La prima esperienza di volontariato si rivela così potente da spingere Stefania a trascorrere le sue vacanze a Mbweni, il piccolo paesino alle porte di Dar Es Salaam, dal 2006 al 2009. Dopo la laurea ha deciso poi di fermarsi tre mesi e dopo quei mesi di prova, per due anni. «Era proprio lì che volevo essere ed è lì che sono cresciuta, cercando di imparare lo swahili dai libri di scuola locali, innamorandomi di una cultura contorta che non capirò mai e, perché no, scontrandomi con illusioni e pezzi di realtà che non immaginavo. Ho conosciuto l’Oceano Indiano e trovato quei colori, odori e sapori di cui avevo solo sentito parlare – rivela emozionata Stefania –. Mbweni è stata la mia prima Africa, quella che ha segnato la mia strada e che mi ha fatto capire che potevo continuare a crescere lì, nel continente che mi aveva adottato».

Così, sotto un anacardo, Stefania decide di mettersi davvero in gioco inviando curriculum a tutte le associazioni italiane con progetti in Tanzania. Risponde Iringa, città tra le montagne rocciose a sud, per un posto da cooperante. «A Iringa ho trascorso due anni intensi e ho svolto il mio primo vero lavoro in Africa. Di quel periodo ho ricordi di emozioni fortissime che andavano dall’insicurezza alla soddisfazione profonda, dalla malinconia alla gioia, dalla frustrazione alla motivazione – continua Stefania –. A Iringa mi sentivo al sicuro, ma questa stessa sicurezza mi mise in crisi: non avevo più bene in chiaro cosa volessi, quali priorità avessi per la mia vita. Così decisi di rientrare in Italia per schiarirmi le idee». Una pausa bergamasca durata 5 mesi, per la gioia della famiglia e degli amici, abbastanza per riconfermare la voglia di sentire quel profumo lontano. «E allora sono atterrata a Lusaka, in Zambia. Era il 2015 e quell’odore l’ho risentito proprio lì, appena scesa dall’aereo – ricorda Stefania –. Ho trascorso 5 anni a Kanyama, uno dei quartieri più degradati, e lì ho lavorato tantissimo, incontrando molte persone speciali e perfino l’amore della mia vita, quello che pensavo di non meritare e di non trovare mai. Quello da cui è nata mia figlia Muye, il senso di tutto».

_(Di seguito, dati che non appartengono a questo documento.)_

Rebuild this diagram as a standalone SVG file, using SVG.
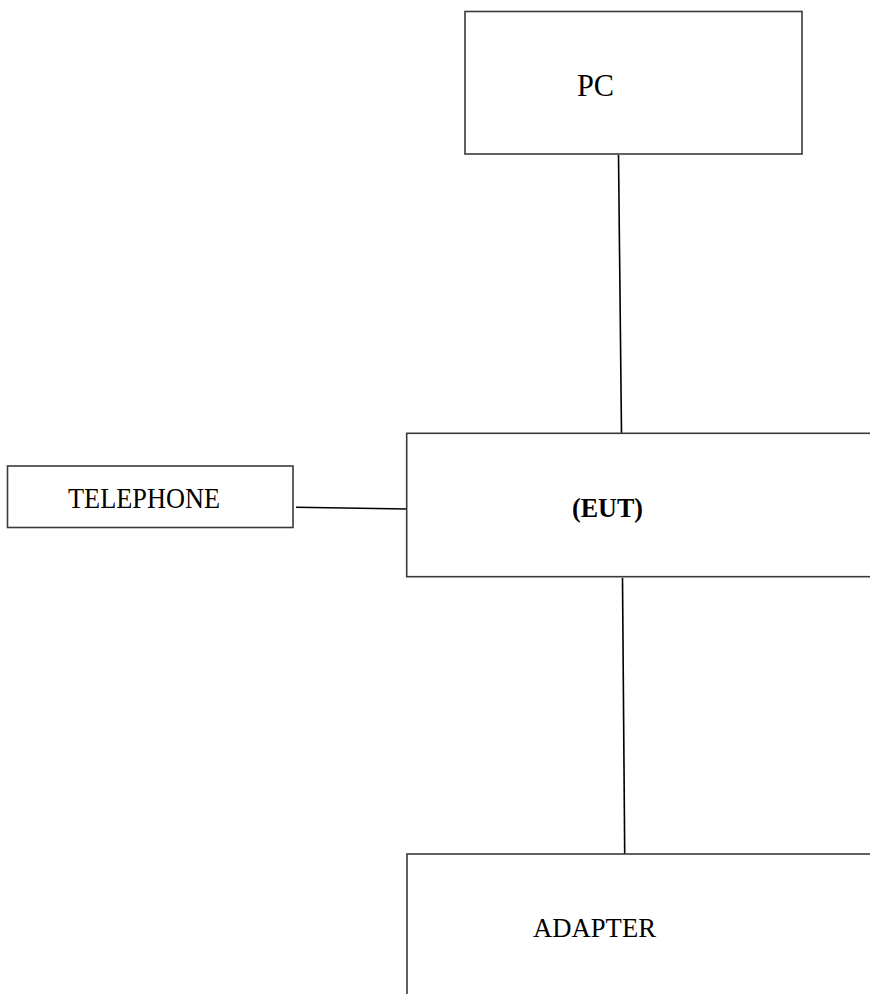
<svg xmlns="http://www.w3.org/2000/svg" width="870" height="994" viewBox="0 0 870 994">
<style>
.box{fill:#fff;stroke:#3a3a3a;stroke-width:1.6}
.ln{stroke:#000;stroke-width:1.6;fill:none}
.t{font-family:"Liberation Serif","Times New Roman",serif;fill:#000}
</style>
<rect width="870" height="994" fill="#fff"/>
<g id="connectors">
<line class="ln" x1="618.5" y1="155" x2="621.5" y2="433"/>
<line class="ln" x1="296" y1="507.3" x2="407" y2="509"/>
<line class="ln" x1="622.5" y1="578" x2="624.7" y2="854"/>
</g>
<g id="pc">
<rect class="box" x="465" y="11.5" width="337" height="142.5"/>
<text class="t" x="577" y="96" font-size="32.5" textLength="37" lengthAdjust="spacingAndGlyphs">PC</text>
</g>
<g id="telephone">
<rect class="box" x="7.5" y="466" width="285.5" height="61.5"/>
<text class="t" x="68" y="507.5" font-size="28.5" textLength="152" lengthAdjust="spacingAndGlyphs">TELEPHONE</text>
</g>
<g id="eut">
<rect class="box" x="406.7" y="433.3" width="480" height="143.4"/>
<text class="t" x="572" y="517" font-size="28" font-weight="bold" textLength="71" lengthAdjust="spacingAndGlyphs">(EUT)</text>
</g>
<g id="adapter">
<rect class="box" x="407" y="854" width="480" height="160"/>
<text class="t" x="533" y="937" font-size="27.5" textLength="123" lengthAdjust="spacingAndGlyphs">ADAPTER</text>
</g>
</svg>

Stefania ora è a Lusaka ed è capo missione di Caritas Repubblica Ceca, dopo aver lavorato per anni per Africa Chiama di Fano. Non sa dire quanto rimarrà, ma sa che è proprio lì che vuole stare ora. «Non mi sento un’eroina né un esempio, sono solo fortunata: per avere genitori che hanno sempre creduto in me e che mi hanno lasciata andare, fidandosi del mio istinto; per avere un lavoro che amo e che mi sono costruita a fatica, senza master universitari ma con l’esperienza, nel posto che ho scelto e che mi ha dato una famiglia – rivela Stefania –. Lo Zambia è un Paese unico, cristiano per costituzione ma aperto agli altri. Ospita rifugiati da decenni e cerca di lasciarti lavorare per la sua gente. A volte lo amo, altre lo odio. Quando sono in Italia non vedo l’ora di rientrare, ma ogni tanto vorrei scappare per la precarietà di un Paese ancora debole e corrotto, scappare da chi ogni giorno mi ricorda che sono bianca e che conta i soldi che hai nel portafoglio anziché apprezzarti per quello che sei. Si può pensare che vivere qui sia facile, ma non lo è. Soprattutto quando diventi mamma: cresci tua figlia come ti hanno insegnato, e senza aiuti, in un Paese che cresce i suoi figli come non avresti mai pensato».

Eppure Stefania non si pente mai del percorso fatto e di aver preso questa strada così lontana da casa nei modi, nelle abitudini, nello stile. E anche se le mancano tanto le passeggiate e i giri in bicicletta a Castel Rozzone, le attività culturali che in Zambia non esistono, la mozzarella, il pane fresco, le tradizioni di paese come la festa patronale e la benedizione delle uova, la sua nonna, la famiglia, le amiche… non cambierebbe la sua casa africana per nessun altro profumo al mondo.